| Given information |
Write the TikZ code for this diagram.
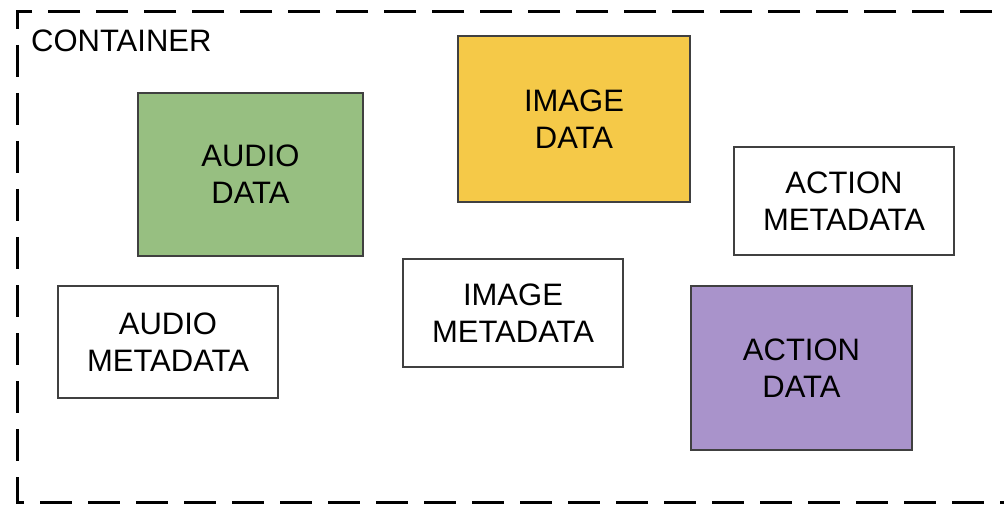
\documentclass[tikz,border=0pt]{standalone}
\usepackage{fontspec}
\setmainfont{Liberation Sans}
\usetikzlibrary{positioning}
\definecolor{audiogreen}{HTML}{97BF81}
\definecolor{imageyellow}{HTML}{F5C948}
\definecolor{actionpurple}{HTML}{A993CB}
\definecolor{boxline}{HTML}{404040}
\tikzset{
    data box/.style={
        draw=boxline,
        line width=1.3pt,
        align=center,
        inner sep=0pt,
        font=\fontsize{31}{37}\selectfont
    },
    container line/.style={
        line width=3pt,
        dash pattern=on 32pt off 16pt
    }
}
\begin{document}
\begin{tikzpicture}[x=1pt,y=-1pt]
    \useasboundingbox (0,0) rectangle (1004,505);
    \draw[container line] (1040,12) -- (17,12) -- (17,502) -- (1040,502);
    \node[anchor=base west,inner sep=0pt,font=\fontsize{31}{37}\selectfont] (container) at (31,52) {CONTAINER};

    \node[data box,fill=audiogreen,minimum width=225pt,minimum height=163pt] (audiodata) at (250.5,174.5) {AUDIO\\DATA};
    \node[data box,fill=imageyellow,minimum width=232pt,minimum height=166pt] (imagedata) at (574,119) {IMAGE\\DATA};
    \node[data box,minimum width=220pt,minimum height=108pt] (actionmeta) at (844,201) {ACTION\\METADATA};
    \node[data box,minimum width=220pt,minimum height=112pt] (audiometa) at (168,342) {AUDIO\\METADATA};
    \node[data box,minimum width=220pt,minimum height=108pt] (imagemeta) at (513,313) {IMAGE\\METADATA};
    \node[data box,fill=actionpurple,minimum width=221pt,minimum height=164pt] (actiondata) at (801.5,368) {ACTION\\DATA};
\end{tikzpicture}
\end{document}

| Exercise instructions |
Write out the data precisely as given, excluding the pictures.

| Answer to the task |
Write the TikZ code for this diagram.
\documentclass[tikz,border=0pt]{standalone}
\usepackage{fontspec}
\setmainfont{Liberation Sans}
\usetikzlibrary{positioning}
\definecolor{audiogreen}{HTML}{97BF81}
\definecolor{imageyellow}{HTML}{F5C948}
\definecolor{actionpurple}{HTML}{A993CB}
\definecolor{boxline}{HTML}{404040}
\tikzset{
    data box/.style={
        draw=boxline,
        line width=1.3pt,
        align=center,
        inner sep=0pt,
        font=\fontsize{31}{37}\selectfont
    },
    container line/.style={
        line width=3pt,
        dash pattern=on 32pt off 16pt
    }
}
\begin{document}
\begin{tikzpicture}[x=1pt,y=-1pt]
    \useasboundingbox (0,0) rectangle (1004,505);
    \draw[container line] (1040,12) -- (17,12) -- (17,502) -- (1040,502);
    \node[anchor=base west,inner sep=0pt,font=\fontsize{31}{37}\selectfont] (container) at (31,52) {CONTAINER};

    \node[data box,fill=audiogreen,minimum width=225pt,minimum height=163pt] (audiodata) at (250.5,174.5) {AUDIO\\DATA};
    \node[data box,fill=imageyellow,minimum width=232pt,minimum height=166pt] (imagedata) at (574,119) {IMAGE\\DATA};
    \node[data box,minimum width=220pt,minimum height=108pt] (actionmeta) at (844,201) {ACTION\\METADATA};
    \node[data box,minimum width=220pt,minimum height=112pt] (audiometa) at (168,342) {AUDIO\\METADATA};
    \node[data box,minimum width=220pt,minimum height=108pt] (imagemeta) at (513,313) {IMAGE\\METADATA};
    \node[data box,fill=actionpurple,minimum width=221pt,minimum height=164pt] (actiondata) at (801.5,368) {ACTION\\DATA};
\end{tikzpicture}
\end{document}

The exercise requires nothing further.